Judy Garland's name is one which evokes great childhood memories – her performances and characters being those of Hollywood legend. However, unlike the energetic and adventurous Dorothy she portrayed in Wizard of Oz, with her sparkly red slippers skipping along the Yellow Brick Road, Judy Garland did not have an easy road throughout her childhood. She possessed a natural talent and was a rising star for MGM Studios but found herself in a world where she was manipulated and abused, growing up in front of a movie camera, being adored one minute and scolded the next. The studios controlled Judy, forcing her to take pills to help her sleep, make her wake, manage anxiety and curb her appetite, shaming her publicly for wanting to eat a burger and chips.
Renee Zellweger talking with Zoe Sheridan of WSFM Radio at the special screening of JUDY
The movie transports the audience back and forth between Judy Garland's childhood and the last few months before her death in 1969 at age 47. Far from the glamorous and privileged life many of us assume was enjoyed by such a popular star of that time, we watch as she tries to get herself out of the quagmire she's in, the sacrifices she makes for her family's wellbeing, the empty bank accounts, custody battles and booing crowds as she spirals out of control. We learn of her addiction to medication and how this impacted on every aspect of her life, including her family and romantic relationships, and how her insecurity affected her ability to perform. With little support, we are left to wonder whether she ever had true friends or whether those who surrounded her were manipulative tormentors and opportunistic acquaintances.
Renee Zellweger, in the lead role, is stunningly transformed to play Judy Garland and her expressions, gestures, costumes and remarkable voice (both speaking and singing) are authentic and convincing. Supported by Rufus Sewell (as ex-husband Sidney Luft), Michael Gambon (as Bernard Delfont) and Jessie Buckley (as Rosalyn Wilder), we see Judy through the eyes of those who thought they knew her as a performer and person but learned that they knew her not at all. Tragic, tormented and complex.
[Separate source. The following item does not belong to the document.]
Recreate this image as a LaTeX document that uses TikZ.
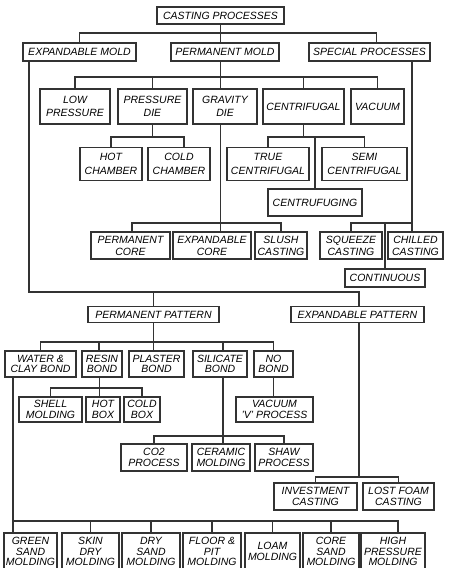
\documentclass[tikz,border=0pt]{standalone}
\usepackage{fontspec}
\setmainfont{Liberation Sans}
\usepackage{tikz}
\usetikzlibrary{positioning,calc}
\newcommand{\cpfont}{\fontsize{10.5}{13.5}\selectfont\itshape}
\tikzset{
  cpbox/.style={draw=black!80, line width=1.2pt, rectangle, inner sep=0pt, align=center, font=\cpfont},
  cpmid/.style={font=\fontsize{10.5}{12}\selectfont\itshape},
  cptight/.style={font=\fontsize{10.5}{10.5}\selectfont\itshape},
  cpline/.style={draw=black!80, line width=1.1pt},
}

\begin{document}
\begin{tikzpicture}[x=1pt, y=-1pt]
  \useasboundingbox (0,0) rectangle (449,568);
  % top and molds
  \node[cpbox, minimum width=127pt, minimum height=17pt] (cast) at (220.5,15.5) {CASTING PROCESSES};
  \node[cpbox, minimum width=113pt, minimum height=18pt] (expmold) at (79.5,52) {EXPANDABLE MOLD};
  \node[cpbox, minimum width=108pt, minimum height=18pt] (permmold) at (225,52) {PERMANENT MOLD};
  \node[cpbox, minimum width=121pt, minimum height=18pt] (special) at (369.5,52) {SPECIAL PROCESSES};

  % permanent mold
  \node[cpbox, minimum width=70pt, minimum height=35pt] (lowp) at (75,106.5) {LOW\\PRESSURE};
  \node[cpbox, minimum width=69pt, minimum height=35pt] (presdie) at (152.5,106.5) {PRESSURE\\DIE};
  \node[cpbox, minimum width=64pt, minimum height=35pt] (gravdie) at (225,106.5) {GRAVITY\\DIE};
  \node[cpbox, minimum width=81pt, minimum height=35pt] (centri) at (303.5,106.5) {CENTRIFUGAL};
  \node[cpbox, minimum width=53pt, minimum height=35pt] (vacuum) at (377.5,106.5) {VACUUM};
  \node[cpbox, minimum width=62pt, minimum height=33pt] (hotch) at (111,164) {HOT\\CHAMBER};
  \node[cpbox, minimum width=62pt, minimum height=33pt] (coldch) at (179,164) {COLD\\CHAMBER};
  \node[cpbox, minimum width=82pt, minimum height=33pt] (truec) at (268,164) {TRUE\\CENTRIFUGAL};
  \node[cpbox, minimum width=85pt, minimum height=33pt] (semic) at (364.5,164) {SEMI\\CENTRIFUGAL};
  \node[cpbox, minimum width=94pt, minimum height=27pt] (centruf) at (315,202.5) {CENTRUFUGING};
  \node[cpbox, cpmid, minimum width=79pt, minimum height=27pt] (permcore) at (130.5,245.5) {PERMANENT\\CORE};
  \node[cpbox, cpmid, minimum width=78pt, minimum height=27pt] (expcore) at (212,245.5) {EXPANDABLE\\CORE};
  \node[cpbox, cpmid, minimum width=52pt, minimum height=27pt] (slush) at (281,245.5) {SLUSH\\CASTING};

  % special processes
  \node[cpbox, cpmid, minimum width=62pt, minimum height=27pt] (squeeze) at (351,245.5) {SQUEEZE\\CASTING};
  \node[cpbox, cpmid, minimum width=55pt, minimum height=27pt] (chilled) at (415.5,245.5) {CHILLED\\CASTING};
  \node[cpbox, minimum width=80pt, minimum height=18pt] (contin) at (385,278) {CONTINUOUS};

  % expandable mold
  \node[cpbox, minimum width=131pt, minimum height=16pt] (permpat) at (153.5,314.5) {PERMANENT PATTERN};
  \node[cpbox, minimum width=133pt, minimum height=16pt] (exppat) at (357.5,314.5) {EXPANDABLE PATTERN};
  \node[cpbox, cptight, minimum width=71pt, minimum height=26pt] (water) at (40.5,364) {WATER \&\\CLAY BOND};
  \node[cpbox, cptight, minimum width=40pt, minimum height=26pt] (resin) at (102,364) {RESIN\\BOND};
  \node[cpbox, cptight, minimum width=55pt, minimum height=26pt] (plaster) at (156.5,364) {PLASTER\\BOND};
  \node[cpbox, cptight, minimum width=54pt, minimum height=26pt] (silicate) at (220,364) {SILICATE\\BOND};
  \node[cpbox, cptight, minimum width=39pt, minimum height=26pt] (nobond) at (273.5,364) {NO\\BOND};
  \node[cpbox, cptight, minimum width=63pt, minimum height=25pt] (shell) at (50.5,409.5) {SHELL\\MOLDING};
  \node[cpbox, cptight, minimum width=34pt, minimum height=25pt] (hotbox) at (103,409.5) {HOT\\BOX};
  \node[cpbox, cptight, minimum width=36pt, minimum height=25pt] (coldbox) at (142,409.5) {COLD\\BOX};
  \node[cpbox, cptight, minimum width=77pt, minimum height=25pt] (vacv) at (274.5,409.5) {VACUUM\\'V' PROCESS};
  \node[cpbox, cptight, minimum width=66pt, minimum height=27pt] (co2) at (154,457.5) {CO2\\PROCESS};
  \node[cpbox, cptight, minimum width=58pt, minimum height=27pt] (ceramic) at (221,457.5) {CERAMIC\\MOLDING};
  \node[cpbox, cptight, minimum width=58pt, minimum height=27pt] (shaw) at (284,457.5) {SHAW\\PROCESS};
  \node[cpbox, cptight, minimum width=83pt, minimum height=27pt] (invest) at (315.5,496.5) {INVESTMENT\\CASTING};
  \node[cpbox, cptight, minimum width=71pt, minimum height=27pt] (lostfoam) at (398.5,496.5) {LOST FOAM\\CASTING};

  % bottom row (cut by the page edge)
  \node[cpbox, cptight, minimum width=53pt, minimum height=37pt] (green) at (30.5,551.5) {GREEN\\SAND\\MOLDING};
  \node[cpbox, cptight, minimum width=57pt, minimum height=37pt] (skin) at (90.5,551.5) {SKIN\\DRY\\MOLDING};
  \node[cpbox, cptight, minimum width=58pt, minimum height=37pt] (dry) at (151,551.5) {DRY\\SAND\\MOLDING};
  \node[cpbox, cptight, minimum width=58pt, minimum height=37pt] (floor) at (212,551.5) {FLOOR \&\\PIT\\MOLDING};
  \node[cpbox, cptight, minimum width=55pt, minimum height=37pt] (loam) at (272.5,551.5) {LOAM\\MOLDING};
  \node[cpbox, cptight, minimum width=56pt, minimum height=37pt] (core) at (331,551.5) {CORE\\SAND\\MOLDING};
  \node[cpbox, cptight, minimum width=64pt, minimum height=37pt] (high) at (393,551.5) {HIGH\\PRESSURE\\MOLDING};

  % connectors
  \draw[cpline] (cast.south) -- (cast.south |- permmold.north);
  \draw[cpline] (expmold.north) |- (cast.south |- 0,33) -| ([xshift=7pt]special.north);

  \draw[cpline] (cast.south |- permmold.south) -- (cast.south |- gravdie.north);
  \draw[cpline] (lowp.north) |- (cast.south |- 0,77) -| (vacuum.north);
  \draw[cpline] (presdie.north) -- (presdie.north |- 0,77);
  \draw[cpline] (centri.north) -- (centri.north |- 0,77);

  \draw[cpline] (presdie.south) -- (presdie.south |- 0,137);
  \draw[cpline] (hotch.north) |- (presdie.south |- 0,137) -| ([xshift=5pt]coldch.north);
  \draw[cpline] (centri.south) -- (centri.south |- 0,137);
  \draw[cpline] (truec.north) |- (centri.south |- 0,137) -| (semic.north);
  \draw[cpline] (centruf.north) -- (centruf.north |- 0,137);

  \draw[cpline] (cast.south |- gravdie.south) -- (cast.south |- expcore.north);
  \draw[cpline] ([xshift=1.5pt]permcore.north) |- (cast.south |- 0,223) -| (slush.north);

  \draw[cpline] ([xshift=42.5pt]special.south) -- ([xshift=42.5pt]special.south |- chilled.north);
  \draw[cpline] (squeeze.north) |- ([xshift=42.5pt]special.south |- 0,223);
  \draw[cpline] (contin.north) -- (contin.north |- 0,223);

  \draw[cpline] ([xshift=-50.5pt]expmold.south) |- ([xshift=1.5pt]exppat.north |- 0,292) -- ([xshift=1.5pt]exppat.north);
  \draw[cpline] (permpat.north) -- (permpat.north |- 0,292);

  \draw[cpline] (permpat.south) -- (permpat.south |- plaster.north);
  \draw[cpline] (water.north) |- (permpat.south |- 0,342) -| (nobond.north);
  \draw[cpline] ([xshift=-3pt]resin.north) -- ([xshift=-3pt]resin.north |- 0,342);
  \draw[cpline] ([xshift=3pt]silicate.north) -- ([xshift=3pt]silicate.north |- 0,342);

  \draw[cpline] ([xshift=-2.5pt]resin.south) -- ([xshift=-2.5pt]resin.south |- hotbox.north);
  \draw[cpline] (shell.north) -- (shell.north |- 0,388) -| (coldbox.north);
  \draw[cpline] (nobond.south) -- (nobond.south |- vacv.north);

  \draw[cpline] ([xshift=3pt]silicate.south) -- ([xshift=3pt]silicate.south |- ceramic.north);
  \draw[cpline] (co2.north) -- (co2.north |- 0,436) -| (shaw.north);

  \draw[cpline] ([xshift=1.5pt]exppat.south) -- ([xshift=1.5pt]exppat.south |- 0,477);
  \draw[cpline] (invest.north) -- (invest.north |- 0,477) -| (lostfoam.north);

  \draw[cpline] ([xshift=-27.5pt]water.south) -- ([xshift=-27.5pt]water.south |- green.north);
  \draw[cpline] ([xshift=-27.5pt]water.south |- 0,521) -| ([xshift=5pt]high.north);
  \foreach \n in {skin,dry,floor,loam,core}
    \draw[cpline] (\n.north) -- (\n.north |- 0,521);
\end{tikzpicture}
\end{document}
Though the world will always be fascinated by Judy Garland's life and the circumstances surrounding her death, the film Judy explores and explains what her life was like behind the stage and what drove her to an early curtain call, giving the story a realistic and humanistic touch.
The movie received a standing ovation from the audience and is one I would recommend to anyone who appreciates and remembers the Golden Age of Hollywood and Judy Garland's contribution to that great cinematic era.